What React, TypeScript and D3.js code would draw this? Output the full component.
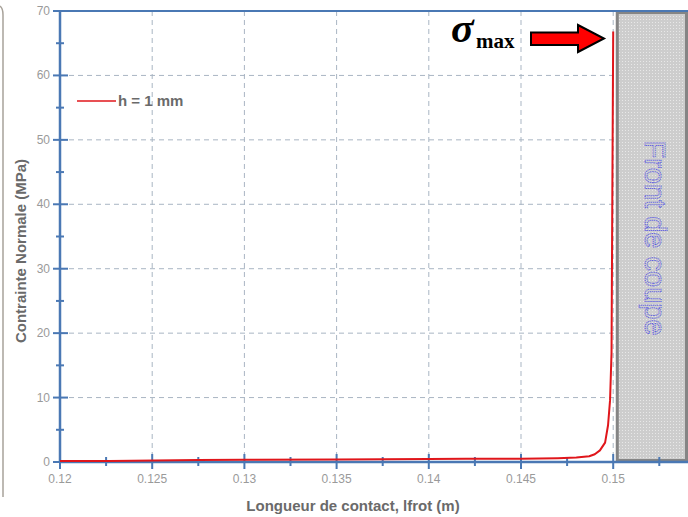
import React from "react";
import * as d3 from "d3";

const xMajorTicks = [0.12, 0.125, 0.13, 0.135, 0.14, 0.145, 0.15];
const xTickLabels = ["0.12", "0.125", "0.13", "0.135", "0.14", "0.145", "0.15"];
const xMinorTicks = [0.1225, 0.1275, 0.1325, 0.1375, 0.1425, 0.1475, 0.1525];
const yMajorTicks = [0, 10, 20, 30, 40, 50, 60, 70];
const yMinorTicks = [5, 15, 25, 35, 45, 55, 65];

const contactX = [0.12, 0.1227, 0.1275, 0.13, 0.135, 0.14, 0.142, 0.145, 0.147, 0.148, 0.1487, 0.149, 0.14928, 0.14956, 0.14972, 0.14983, 0.14991, 0.14995, 0.15];
const stressY = [0.15, 0.15, 0.3, 0.35, 0.4, 0.45, 0.5, 0.5, 0.6, 0.7, 0.9, 1.2, 1.8, 3.0, 5.7, 9.6, 17, 40, 66.8];

const legendLabel = "h = 1 mm";

export default function App() {
  const x = d3.scaleLinear().domain([0.12, 0.155]).range([60, 705.4]);
  const y = d3.scaleLinear().domain([0, 70]).range([462, 11]);
  const axisColor = "#4a78b4";
  const gridColor = "#a9b5c3";
  const data = contactX.map((v, i) => [v, stressY[i]] as [number, number]);
  const line = d3.line<[number, number]>().x(d => x(d[0])).y(d => y(d[1]));

  const rectX = x(0.15022);

  return (
    <svg width={688} height={517} style={{ position: "absolute", left: 0, top: 0, background: "#fff" }}>
      <defs>
        <pattern id="dots" width="3" height="3" patternUnits="userSpaceOnUse">
          <rect width="3" height="3" fill="#cdcdcd" />
          <rect x="1" y="1" width="1" height="1" fill="#e8e8e8" />
        </pattern>
      </defs>
      <rect width={688} height={517} fill="#fff" />
      {/* left frame edge */}
      <path d="M0,6 Q3,8 3,15 L3,497" fill="none" stroke="#a8a29a" strokeWidth={1.5} />

      {/* grid */}
      {xMajorTicks.slice(1).map(t => (
        <line key={"gx" + t} x1={x(t)} x2={x(t)} y1={11} y2={462} stroke={gridColor} strokeDasharray="5,4" strokeWidth={1} />
      ))}
      {yMajorTicks.slice(1, -1).map(t => (
        <line key={"gy" + t} x1={60} x2={688} y1={y(t)} y2={y(t)} stroke={gridColor} strokeDasharray="5,4" strokeWidth={1} />
      ))}

      {/* cutting front block */}
      <rect x={rectX} y={12.5} width={688 - rectX - 1.5} height={448} fill="url(#dots)" stroke="#858585" strokeWidth={3} />
      <text
        transform={`translate(645,238) rotate(90)`}
        textAnchor="middle"
        fontFamily="Liberation Sans, Arial, sans-serif"
        fontSize={29}
        fill="none"
        stroke="#5c5ce0"
        strokeWidth={1}
        strokeDasharray="1.2,0.8"
      >
        Front de coupe
      </text>

      {/* frame top */}
      <line x1={60} x2={688} y1={11} y2={11} stroke={axisColor} strokeWidth={2} />

      {/* axes */}
      <line x1={60} x2={60} y1={11} y2={462} stroke={axisColor} strokeWidth={2.5} />
      <line x1={60} x2={688} y1={462} y2={462} stroke={axisColor} strokeWidth={2.5} />
      {yMajorTicks.map(t => (
        <g key={"yt" + t}>
          <line x1={53} x2={68} y1={y(t)} y2={y(t)} stroke={axisColor} strokeWidth={2} />
          <text x={50} y={y(t) + 4} textAnchor="end" fontFamily="Liberation Sans, Arial, sans-serif" fontSize={12} fill="#9a9a9a">
            {t}
          </text>
        </g>
      ))}
      {yMinorTicks.map(t => (
        <line key={"ym" + t} x1={56} x2={64} y1={y(t)} y2={y(t)} stroke={axisColor} strokeWidth={2} />
      ))}
      {xMajorTicks.map((t, i) => (
        <g key={"xt" + t}>
          <line x1={x(t)} x2={x(t)} y1={454} y2={469} stroke={axisColor} strokeWidth={2} />
          <text x={x(t)} y={483} textAnchor="middle" fontFamily="Liberation Sans, Arial, sans-serif" fontSize={12} fill="#9a9a9a">
            {xTickLabels[i]}
          </text>
        </g>
      ))}
      {xMinorTicks.map(t => (
        <line key={"xm" + t} x1={x(t)} x2={x(t)} y1={457} y2={466} stroke={axisColor} strokeWidth={2} />
      ))}

      {/* data line */}
      <path d={line(data) || ""} fill="none" stroke="#e0161b" strokeWidth={2} strokeLinejoin="round" />

      {/* legend */}
      <line x1={77} x2={116} y1={101} y2={101} stroke="#e0161b" strokeWidth={1.5} />
      <text x={118} y={106} fontFamily="Liberation Sans, Arial, sans-serif" fontSize={15} fontWeight="bold" fill="#6a6a6a">
        {legendLabel}
      </text>

      {/* axis titles */}
      <text
        transform="translate(26,251) rotate(-90)"
        textAnchor="middle"
        fontFamily="Liberation Sans, Arial, sans-serif"
        fontSize={15}
        fontWeight="bold"
        fill="#6a6a6a"
      >
        Contrainte Normale (MPa)
      </text>
      <text x={353} y={511} textAnchor="middle" fontFamily="Liberation Sans, Arial, sans-serif" fontSize={15} fontWeight="bold" fill="#6a6a6a">
        Longueur de contact, lfrot (m)
      </text>

      {/* sigma max annotation */}
      <text x={451} y={42} fontFamily="Liberation Serif, Times New Roman, serif" fontSize={42} fontWeight="bold" fontStyle="italic" fill="#000">
        σ
      </text>
      <text x={476} y={48} fontFamily="Liberation Serif, Times New Roman, serif" fontSize={21} fontWeight="bold" fill="#000">
        max
      </text>
      <path d="M531,32.5 L578,32.5 L578,25 L604,38.5 L578,52 L578,45 L531,45 Z" fill="#ff0000" stroke="#000" strokeWidth={2} strokeLinejoin="miter" />
    </svg>
  );
}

* **Job**: Skipping the pictures, transcribe each line above exactly as it appears.

* **Answer to this problem**:
What React, TypeScript and D3.js code would draw this? Output the full component.
import React from "react";
import * as d3 from "d3";

const xMajorTicks = [0.12, 0.125, 0.13, 0.135, 0.14, 0.145, 0.15];
const xTickLabels = ["0.12", "0.125", "0.13", "0.135", "0.14", "0.145", "0.15"];
const xMinorTicks = [0.1225, 0.1275, 0.1325, 0.1375, 0.1425, 0.1475, 0.1525];
const yMajorTicks = [0, 10, 20, 30, 40, 50, 60, 70];
const yMinorTicks = [5, 15, 25, 35, 45, 55, 65];

const contactX = [0.12, 0.1227, 0.1275, 0.13, 0.135, 0.14, 0.142, 0.145, 0.147, 0.148, 0.1487, 0.149, 0.14928, 0.14956, 0.14972, 0.14983, 0.14991, 0.14995, 0.15];
const stressY = [0.15, 0.15, 0.3, 0.35, 0.4, 0.45, 0.5, 0.5, 0.6, 0.7, 0.9, 1.2, 1.8, 3.0, 5.7, 9.6, 17, 40, 66.8];

const legendLabel = "h = 1 mm";

export default function App() {
  const x = d3.scaleLinear().domain([0.12, 0.155]).range([60, 705.4]);
  const y = d3.scaleLinear().domain([0, 70]).range([462, 11]);
  const axisColor = "#4a78b4";
  const gridColor = "#a9b5c3";
  const data = contactX.map((v, i) => [v, stressY[i]] as [number, number]);
  const line = d3.line<[number, number]>().x(d => x(d[0])).y(d => y(d[1]));

  const rectX = x(0.15022);

  return (
    <svg width={688} height={517} style={{ position: "absolute", left: 0, top: 0, background: "#fff" }}>
      <defs>
        <pattern id="dots" width="3" height="3" patternUnits="userSpaceOnUse">
          <rect width="3" height="3" fill="#cdcdcd" />
          <rect x="1" y="1" width="1" height="1" fill="#e8e8e8" />
        </pattern>
      </defs>
      <rect width={688} height={517} fill="#fff" />
      {/* left frame edge */}
      <path d="M0,6 Q3,8 3,15 L3,497" fill="none" stroke="#a8a29a" strokeWidth={1.5} />

      {/* grid */}
      {xMajorTicks.slice(1).map(t => (
        <line key={"gx" + t} x1={x(t)} x2={x(t)} y1={11} y2={462} stroke={gridColor} strokeDasharray="5,4" strokeWidth={1} />
      ))}
      {yMajorTicks.slice(1, -1).map(t => (
        <line key={"gy" + t} x1={60} x2={688} y1={y(t)} y2={y(t)} stroke={gridColor} strokeDasharray="5,4" strokeWidth={1} />
      ))}

      {/* cutting front block */}
      <rect x={rectX} y={12.5} width={688 - rectX - 1.5} height={448} fill="url(#dots)" stroke="#858585" strokeWidth={3} />
      <text
        transform={`translate(645,238) rotate(90)`}
        textAnchor="middle"
        fontFamily="Liberation Sans, Arial, sans-serif"
        fontSize={29}
        fill="none"
        stroke="#5c5ce0"
        strokeWidth={1}
        strokeDasharray="1.2,0.8"
      >
        Front de coupe
      </text>

      {/* frame top */}
      <line x1={60} x2={688} y1={11} y2={11} stroke={axisColor} strokeWidth={2} />

      {/* axes */}
      <line x1={60} x2={60} y1={11} y2={462} stroke={axisColor} strokeWidth={2.5} />
      <line x1={60} x2={688} y1={462} y2={462} stroke={axisColor} strokeWidth={2.5} />
      {yMajorTicks.map(t => (
        <g key={"yt" + t}>
          <line x1={53} x2={68} y1={y(t)} y2={y(t)} stroke={axisColor} strokeWidth={2} />
          <text x={50} y={y(t) + 4} textAnchor="end" fontFamily="Liberation Sans, Arial, sans-serif" fontSize={12} fill="#9a9a9a">
            {t}
          </text>
        </g>
      ))}
      {yMinorTicks.map(t => (
        <line key={"ym" + t} x1={56} x2={64} y1={y(t)} y2={y(t)} stroke={axisColor} strokeWidth={2} />
      ))}
      {xMajorTicks.map((t, i) => (
        <g key={"xt" + t}>
          <line x1={x(t)} x2={x(t)} y1={454} y2={469} stroke={axisColor} strokeWidth={2} />
          <text x={x(t)} y={483} textAnchor="middle" fontFamily="Liberation Sans, Arial, sans-serif" fontSize={12} fill="#9a9a9a">
            {xTickLabels[i]}
          </text>
        </g>
      ))}
      {xMinorTicks.map(t => (
        <line key={"xm" + t} x1={x(t)} x2={x(t)} y1={457} y2={466} stroke={axisColor} strokeWidth={2} />
      ))}

      {/* data line */}
      <path d={line(data) || ""} fill="none" stroke="#e0161b" strokeWidth={2} strokeLinejoin="round" />

      {/* legend */}
      <line x1={77} x2={116} y1={101} y2={101} stroke="#e0161b" strokeWidth={1.5} />
      <text x={118} y={106} fontFamily="Liberation Sans, Arial, sans-serif" fontSize={15} fontWeight="bold" fill="#6a6a6a">
        {legendLabel}
      </text>

      {/* axis titles */}
      <text
        transform="translate(26,251) rotate(-90)"
        textAnchor="middle"
        fontFamily="Liberation Sans, Arial, sans-serif"
        fontSize={15}
        fontWeight="bold"
        fill="#6a6a6a"
      >
        Contrainte Normale (MPa)
      </text>
      <text x={353} y={511} textAnchor="middle" fontFamily="Liberation Sans, Arial, sans-serif" fontSize={15} fontWeight="bold" fill="#6a6a6a">
        Longueur de contact, lfrot (m)
      </text>

      {/* sigma max annotation */}
      <text x={451} y={42} fontFamily="Liberation Serif, Times New Roman, serif" fontSize={42} fontWeight="bold" fontStyle="italic" fill="#000">
        σ
      </text>
      <text x={476} y={48} fontFamily="Liberation Serif, Times New Roman, serif" fontSize={21} fontWeight="bold" fill="#000">
        max
      </text>
      <path d="M531,32.5 L578,32.5 L578,25 L604,38.5 L578,52 L578,45 L531,45 Z" fill="#ff0000" stroke="#000" strokeWidth={2} strokeLinejoin="miter" />
    </svg>
  );
}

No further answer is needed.